:: THE EXERCISE ::
Please print the lines between the one with "Clone this diagram in TikZ." and the one with "(t2) at (116,717)", both ends included, exactly as written, with no pictures.

:: INPUT ::
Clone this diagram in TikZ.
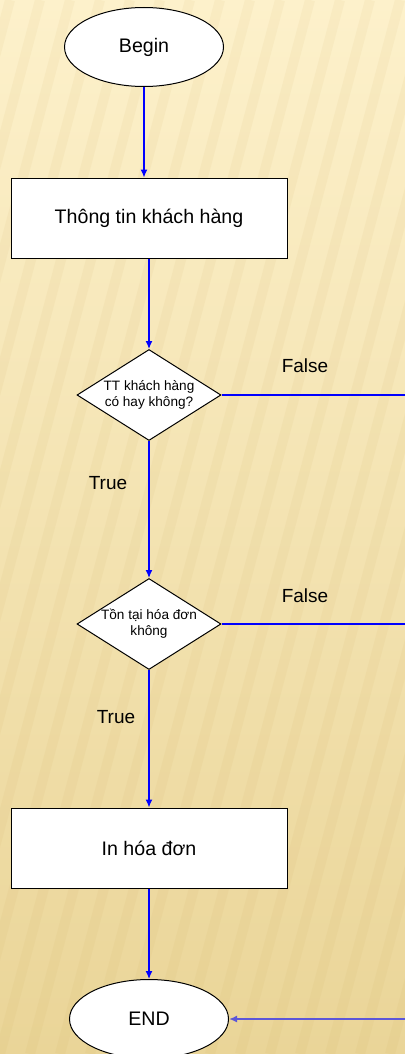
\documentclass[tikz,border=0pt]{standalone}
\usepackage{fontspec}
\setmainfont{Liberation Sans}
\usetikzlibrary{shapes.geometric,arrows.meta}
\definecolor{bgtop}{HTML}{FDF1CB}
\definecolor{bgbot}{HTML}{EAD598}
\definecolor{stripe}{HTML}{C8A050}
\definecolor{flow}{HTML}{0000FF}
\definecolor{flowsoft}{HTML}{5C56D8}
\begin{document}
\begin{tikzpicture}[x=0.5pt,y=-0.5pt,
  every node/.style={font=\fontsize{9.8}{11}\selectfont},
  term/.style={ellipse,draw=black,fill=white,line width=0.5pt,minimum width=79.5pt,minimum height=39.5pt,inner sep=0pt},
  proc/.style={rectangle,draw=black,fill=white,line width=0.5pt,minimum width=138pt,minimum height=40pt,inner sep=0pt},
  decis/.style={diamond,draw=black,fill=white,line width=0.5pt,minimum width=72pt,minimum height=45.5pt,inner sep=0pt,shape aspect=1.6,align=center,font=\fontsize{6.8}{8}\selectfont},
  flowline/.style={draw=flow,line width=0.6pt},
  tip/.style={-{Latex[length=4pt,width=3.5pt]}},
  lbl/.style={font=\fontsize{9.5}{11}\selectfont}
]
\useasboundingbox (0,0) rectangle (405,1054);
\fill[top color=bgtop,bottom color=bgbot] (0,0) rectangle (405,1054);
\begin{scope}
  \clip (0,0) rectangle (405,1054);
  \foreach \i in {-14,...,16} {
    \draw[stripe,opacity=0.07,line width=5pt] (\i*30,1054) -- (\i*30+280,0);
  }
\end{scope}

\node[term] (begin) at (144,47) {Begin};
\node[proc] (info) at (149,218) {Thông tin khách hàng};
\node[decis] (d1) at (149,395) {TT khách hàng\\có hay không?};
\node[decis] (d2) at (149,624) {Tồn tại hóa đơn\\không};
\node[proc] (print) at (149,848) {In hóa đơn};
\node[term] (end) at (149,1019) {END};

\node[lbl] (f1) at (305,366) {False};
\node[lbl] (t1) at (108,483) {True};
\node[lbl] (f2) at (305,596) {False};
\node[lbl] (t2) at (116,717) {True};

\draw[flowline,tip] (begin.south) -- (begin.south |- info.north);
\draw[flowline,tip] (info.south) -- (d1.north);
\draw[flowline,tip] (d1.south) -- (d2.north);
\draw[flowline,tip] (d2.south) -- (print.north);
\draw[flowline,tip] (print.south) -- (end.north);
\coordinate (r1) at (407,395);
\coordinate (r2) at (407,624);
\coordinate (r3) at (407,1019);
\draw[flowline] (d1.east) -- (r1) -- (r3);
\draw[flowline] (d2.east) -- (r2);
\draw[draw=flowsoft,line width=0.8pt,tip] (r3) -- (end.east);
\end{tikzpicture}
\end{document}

==

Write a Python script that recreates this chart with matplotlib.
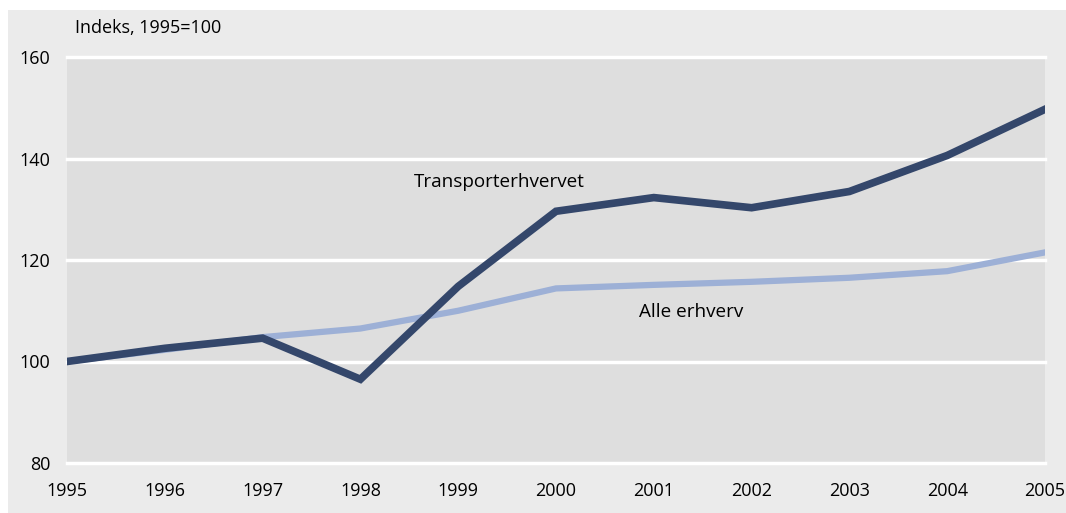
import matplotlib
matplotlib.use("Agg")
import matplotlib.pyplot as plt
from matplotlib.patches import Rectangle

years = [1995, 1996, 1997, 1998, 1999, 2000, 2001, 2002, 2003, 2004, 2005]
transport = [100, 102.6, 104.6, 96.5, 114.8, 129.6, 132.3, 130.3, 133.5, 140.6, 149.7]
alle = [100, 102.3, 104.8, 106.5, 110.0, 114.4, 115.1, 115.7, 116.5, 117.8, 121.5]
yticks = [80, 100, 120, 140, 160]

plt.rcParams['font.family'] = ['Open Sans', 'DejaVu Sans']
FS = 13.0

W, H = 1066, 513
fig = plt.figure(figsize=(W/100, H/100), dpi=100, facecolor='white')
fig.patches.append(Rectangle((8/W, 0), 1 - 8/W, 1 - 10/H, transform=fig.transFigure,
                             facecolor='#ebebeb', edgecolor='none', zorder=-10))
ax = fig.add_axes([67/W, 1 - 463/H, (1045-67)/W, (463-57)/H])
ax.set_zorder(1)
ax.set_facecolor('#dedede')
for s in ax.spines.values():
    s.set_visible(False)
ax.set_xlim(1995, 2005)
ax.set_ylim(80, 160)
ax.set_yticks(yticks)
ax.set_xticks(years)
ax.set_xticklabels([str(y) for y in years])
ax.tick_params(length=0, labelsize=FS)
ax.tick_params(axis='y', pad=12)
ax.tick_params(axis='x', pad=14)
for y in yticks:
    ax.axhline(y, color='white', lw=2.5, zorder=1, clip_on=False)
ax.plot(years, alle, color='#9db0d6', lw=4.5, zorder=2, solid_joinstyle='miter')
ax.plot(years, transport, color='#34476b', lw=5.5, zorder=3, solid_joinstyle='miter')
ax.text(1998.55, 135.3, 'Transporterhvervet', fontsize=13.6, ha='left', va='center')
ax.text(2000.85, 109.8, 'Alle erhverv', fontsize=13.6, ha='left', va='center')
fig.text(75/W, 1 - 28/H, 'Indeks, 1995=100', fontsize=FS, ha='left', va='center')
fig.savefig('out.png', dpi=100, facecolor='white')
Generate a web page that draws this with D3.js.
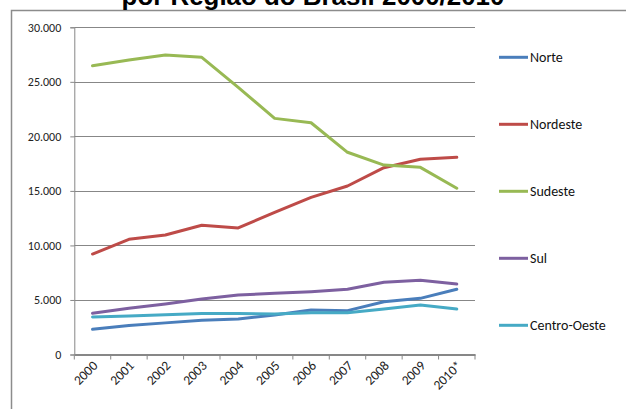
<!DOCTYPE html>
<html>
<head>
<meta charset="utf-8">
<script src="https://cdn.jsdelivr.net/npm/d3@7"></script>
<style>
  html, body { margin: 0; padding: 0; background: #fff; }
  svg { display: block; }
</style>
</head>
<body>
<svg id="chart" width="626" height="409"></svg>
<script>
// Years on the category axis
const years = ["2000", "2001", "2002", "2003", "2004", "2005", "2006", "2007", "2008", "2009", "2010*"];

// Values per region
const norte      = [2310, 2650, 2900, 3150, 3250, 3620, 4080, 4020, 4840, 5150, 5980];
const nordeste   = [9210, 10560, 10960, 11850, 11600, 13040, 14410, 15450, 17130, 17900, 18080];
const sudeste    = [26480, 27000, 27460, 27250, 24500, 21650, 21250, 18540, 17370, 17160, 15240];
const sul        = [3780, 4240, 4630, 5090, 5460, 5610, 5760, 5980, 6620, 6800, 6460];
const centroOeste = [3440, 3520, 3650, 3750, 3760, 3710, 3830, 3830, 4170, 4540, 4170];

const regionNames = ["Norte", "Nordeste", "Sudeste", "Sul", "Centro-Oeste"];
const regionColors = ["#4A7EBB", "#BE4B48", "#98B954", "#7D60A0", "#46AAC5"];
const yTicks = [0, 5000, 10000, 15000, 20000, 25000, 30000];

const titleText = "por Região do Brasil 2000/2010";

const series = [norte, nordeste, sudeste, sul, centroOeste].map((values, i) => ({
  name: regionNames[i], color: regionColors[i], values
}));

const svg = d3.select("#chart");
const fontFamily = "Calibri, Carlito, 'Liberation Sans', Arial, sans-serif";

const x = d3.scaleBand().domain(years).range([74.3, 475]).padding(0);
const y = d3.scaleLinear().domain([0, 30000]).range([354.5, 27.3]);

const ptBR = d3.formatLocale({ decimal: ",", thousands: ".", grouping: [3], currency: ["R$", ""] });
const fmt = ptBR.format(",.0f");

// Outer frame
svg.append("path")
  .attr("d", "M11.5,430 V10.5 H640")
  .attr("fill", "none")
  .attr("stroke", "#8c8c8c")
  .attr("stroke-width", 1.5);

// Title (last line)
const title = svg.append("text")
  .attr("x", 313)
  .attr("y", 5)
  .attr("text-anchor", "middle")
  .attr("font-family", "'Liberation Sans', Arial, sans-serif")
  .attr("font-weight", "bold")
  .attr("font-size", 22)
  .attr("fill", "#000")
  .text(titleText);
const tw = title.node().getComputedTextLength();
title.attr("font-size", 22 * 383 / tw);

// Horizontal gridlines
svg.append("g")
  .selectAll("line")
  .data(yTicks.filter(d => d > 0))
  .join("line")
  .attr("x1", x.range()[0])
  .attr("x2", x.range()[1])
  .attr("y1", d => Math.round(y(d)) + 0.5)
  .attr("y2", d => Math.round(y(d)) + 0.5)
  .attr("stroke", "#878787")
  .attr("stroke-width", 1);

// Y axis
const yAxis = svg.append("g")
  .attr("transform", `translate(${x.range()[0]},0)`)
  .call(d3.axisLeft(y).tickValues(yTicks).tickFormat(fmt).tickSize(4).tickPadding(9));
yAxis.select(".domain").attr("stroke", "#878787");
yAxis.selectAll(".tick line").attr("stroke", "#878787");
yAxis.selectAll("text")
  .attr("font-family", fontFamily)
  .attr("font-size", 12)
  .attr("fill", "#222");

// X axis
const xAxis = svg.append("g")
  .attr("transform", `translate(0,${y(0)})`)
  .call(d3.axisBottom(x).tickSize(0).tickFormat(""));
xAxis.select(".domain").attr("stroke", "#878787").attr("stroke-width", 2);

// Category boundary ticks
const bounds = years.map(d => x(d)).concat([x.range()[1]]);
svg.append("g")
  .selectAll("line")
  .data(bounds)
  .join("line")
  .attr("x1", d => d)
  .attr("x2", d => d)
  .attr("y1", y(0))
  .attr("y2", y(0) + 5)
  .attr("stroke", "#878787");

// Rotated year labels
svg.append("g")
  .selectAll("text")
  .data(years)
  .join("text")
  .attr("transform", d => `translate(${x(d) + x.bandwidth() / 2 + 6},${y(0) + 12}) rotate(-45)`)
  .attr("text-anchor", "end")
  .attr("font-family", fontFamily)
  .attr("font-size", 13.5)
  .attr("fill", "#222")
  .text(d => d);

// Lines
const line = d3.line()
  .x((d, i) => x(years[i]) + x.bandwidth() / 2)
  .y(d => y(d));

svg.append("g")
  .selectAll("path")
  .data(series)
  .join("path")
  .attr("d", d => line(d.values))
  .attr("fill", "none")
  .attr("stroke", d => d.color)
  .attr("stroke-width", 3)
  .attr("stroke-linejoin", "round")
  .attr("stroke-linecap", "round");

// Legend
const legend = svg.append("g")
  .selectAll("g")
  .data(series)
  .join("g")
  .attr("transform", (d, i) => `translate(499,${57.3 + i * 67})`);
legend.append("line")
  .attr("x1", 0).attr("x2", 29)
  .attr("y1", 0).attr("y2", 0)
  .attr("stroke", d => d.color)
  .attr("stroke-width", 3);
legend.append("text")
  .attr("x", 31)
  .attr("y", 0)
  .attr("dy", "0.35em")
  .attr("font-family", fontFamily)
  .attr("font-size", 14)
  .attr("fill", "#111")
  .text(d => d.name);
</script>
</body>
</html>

---

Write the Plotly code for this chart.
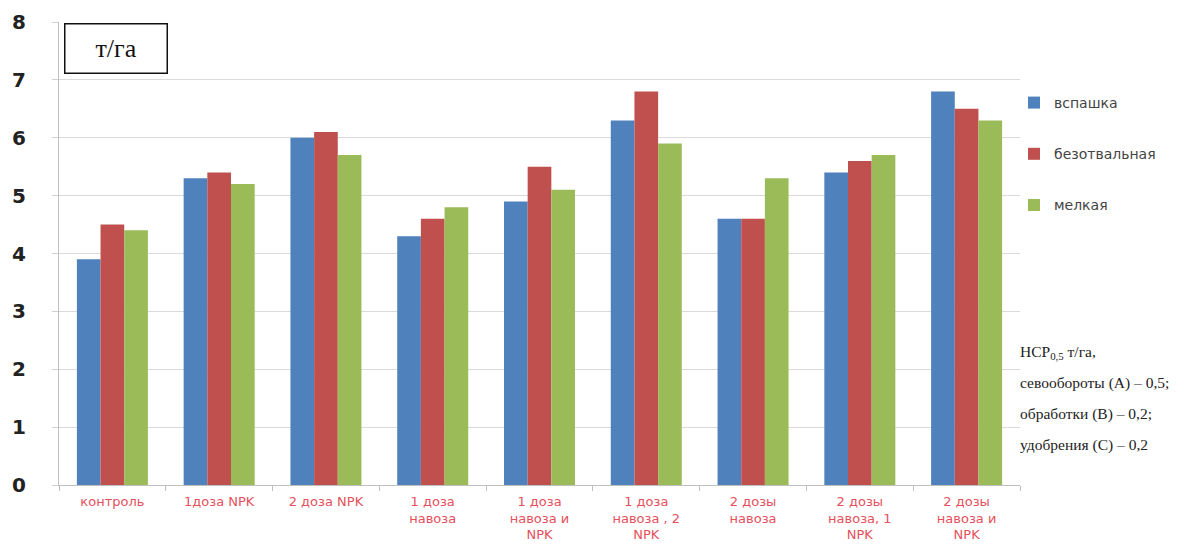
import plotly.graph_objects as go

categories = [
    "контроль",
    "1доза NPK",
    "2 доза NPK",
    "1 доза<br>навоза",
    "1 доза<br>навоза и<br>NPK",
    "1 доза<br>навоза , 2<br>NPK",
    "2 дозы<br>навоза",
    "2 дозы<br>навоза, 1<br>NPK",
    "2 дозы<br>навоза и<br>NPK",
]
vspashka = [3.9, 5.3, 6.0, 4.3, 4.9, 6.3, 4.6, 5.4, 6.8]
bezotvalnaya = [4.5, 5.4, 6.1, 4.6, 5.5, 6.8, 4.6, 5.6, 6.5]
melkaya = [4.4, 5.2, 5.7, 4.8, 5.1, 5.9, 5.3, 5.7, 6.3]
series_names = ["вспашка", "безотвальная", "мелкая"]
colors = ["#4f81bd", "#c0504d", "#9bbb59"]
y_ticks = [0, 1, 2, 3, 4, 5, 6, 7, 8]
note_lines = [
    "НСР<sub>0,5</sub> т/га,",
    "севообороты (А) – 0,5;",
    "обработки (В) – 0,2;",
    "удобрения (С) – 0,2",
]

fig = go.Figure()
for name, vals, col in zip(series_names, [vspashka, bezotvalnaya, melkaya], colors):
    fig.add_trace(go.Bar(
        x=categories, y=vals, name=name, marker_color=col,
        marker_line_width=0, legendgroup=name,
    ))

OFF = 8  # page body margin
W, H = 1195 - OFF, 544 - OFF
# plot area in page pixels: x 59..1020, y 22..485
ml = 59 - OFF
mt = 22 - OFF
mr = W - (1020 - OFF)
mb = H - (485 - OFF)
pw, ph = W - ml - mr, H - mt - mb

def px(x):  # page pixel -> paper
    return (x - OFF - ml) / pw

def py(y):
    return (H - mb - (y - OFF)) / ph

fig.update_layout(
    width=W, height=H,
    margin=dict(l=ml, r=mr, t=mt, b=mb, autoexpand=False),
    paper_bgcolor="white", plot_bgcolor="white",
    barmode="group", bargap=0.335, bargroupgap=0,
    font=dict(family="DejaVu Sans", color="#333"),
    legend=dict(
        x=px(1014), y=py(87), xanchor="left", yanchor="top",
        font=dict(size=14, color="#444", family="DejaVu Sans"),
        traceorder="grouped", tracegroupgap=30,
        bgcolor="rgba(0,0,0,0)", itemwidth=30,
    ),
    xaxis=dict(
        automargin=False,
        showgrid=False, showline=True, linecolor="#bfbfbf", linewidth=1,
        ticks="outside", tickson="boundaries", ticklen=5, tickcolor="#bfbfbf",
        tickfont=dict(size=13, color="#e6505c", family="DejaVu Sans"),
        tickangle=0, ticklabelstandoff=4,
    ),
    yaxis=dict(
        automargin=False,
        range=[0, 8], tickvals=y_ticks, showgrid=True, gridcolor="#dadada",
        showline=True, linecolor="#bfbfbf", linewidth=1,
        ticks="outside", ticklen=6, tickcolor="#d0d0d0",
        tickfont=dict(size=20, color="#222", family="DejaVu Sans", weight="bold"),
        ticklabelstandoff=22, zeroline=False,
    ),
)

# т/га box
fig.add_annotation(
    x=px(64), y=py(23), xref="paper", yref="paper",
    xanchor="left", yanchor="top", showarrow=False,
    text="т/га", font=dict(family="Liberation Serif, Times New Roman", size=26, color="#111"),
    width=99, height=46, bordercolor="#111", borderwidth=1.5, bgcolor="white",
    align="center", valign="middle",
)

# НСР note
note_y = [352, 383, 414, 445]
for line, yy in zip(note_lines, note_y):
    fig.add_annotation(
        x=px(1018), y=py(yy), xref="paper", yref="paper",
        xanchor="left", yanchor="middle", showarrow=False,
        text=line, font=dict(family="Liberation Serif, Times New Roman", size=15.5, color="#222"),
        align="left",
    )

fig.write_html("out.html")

:: THE OUTPUT ::
Clone this diagram in TikZ.
\documentclass[tikz,border=0pt]{standalone}
\usepackage{fontspec}
\setmainfont{Liberation Sans}
\usetikzlibrary{shapes.geometric,arrows.meta}
\definecolor{bgtop}{HTML}{FDF1CB}
\definecolor{bgbot}{HTML}{EAD598}
\definecolor{stripe}{HTML}{C8A050}
\definecolor{flow}{HTML}{0000FF}
\definecolor{flowsoft}{HTML}{5C56D8}
\begin{document}
\begin{tikzpicture}[x=0.5pt,y=-0.5pt,
  every node/.style={font=\fontsize{9.8}{11}\selectfont},
  term/.style={ellipse,draw=black,fill=white,line width=0.5pt,minimum width=79.5pt,minimum height=39.5pt,inner sep=0pt},
  proc/.style={rectangle,draw=black,fill=white,line width=0.5pt,minimum width=138pt,minimum height=40pt,inner sep=0pt},
  decis/.style={diamond,draw=black,fill=white,line width=0.5pt,minimum width=72pt,minimum height=45.5pt,inner sep=0pt,shape aspect=1.6,align=center,font=\fontsize{6.8}{8}\selectfont},
  flowline/.style={draw=flow,line width=0.6pt},
  tip/.style={-{Latex[length=4pt,width=3.5pt]}},
  lbl/.style={font=\fontsize{9.5}{11}\selectfont}
]
\useasboundingbox (0,0) rectangle (405,1054);
\fill[top color=bgtop,bottom color=bgbot] (0,0) rectangle (405,1054);
\begin{scope}
  \clip (0,0) rectangle (405,1054);
  \foreach \i in {-14,...,16} {
    \draw[stripe,opacity=0.07,line width=5pt] (\i*30,1054) -- (\i*30+280,0);
  }
\end{scope}

\node[term] (begin) at (144,47) {Begin};
\node[proc] (info) at (149,218) {Thông tin khách hàng};
\node[decis] (d1) at (149,395) {TT khách hàng\\có hay không?};
\node[decis] (d2) at (149,624) {Tồn tại hóa đơn\\không};
\node[proc] (print) at (149,848) {In hóa đơn};
\node[term] (end) at (149,1019) {END};

\node[lbl] (f1) at (305,366) {False};
\node[lbl] (t1) at (108,483) {True};
\node[lbl] (f2) at (305,596) {False};
\node[lbl] (t2) at (116,717) {True};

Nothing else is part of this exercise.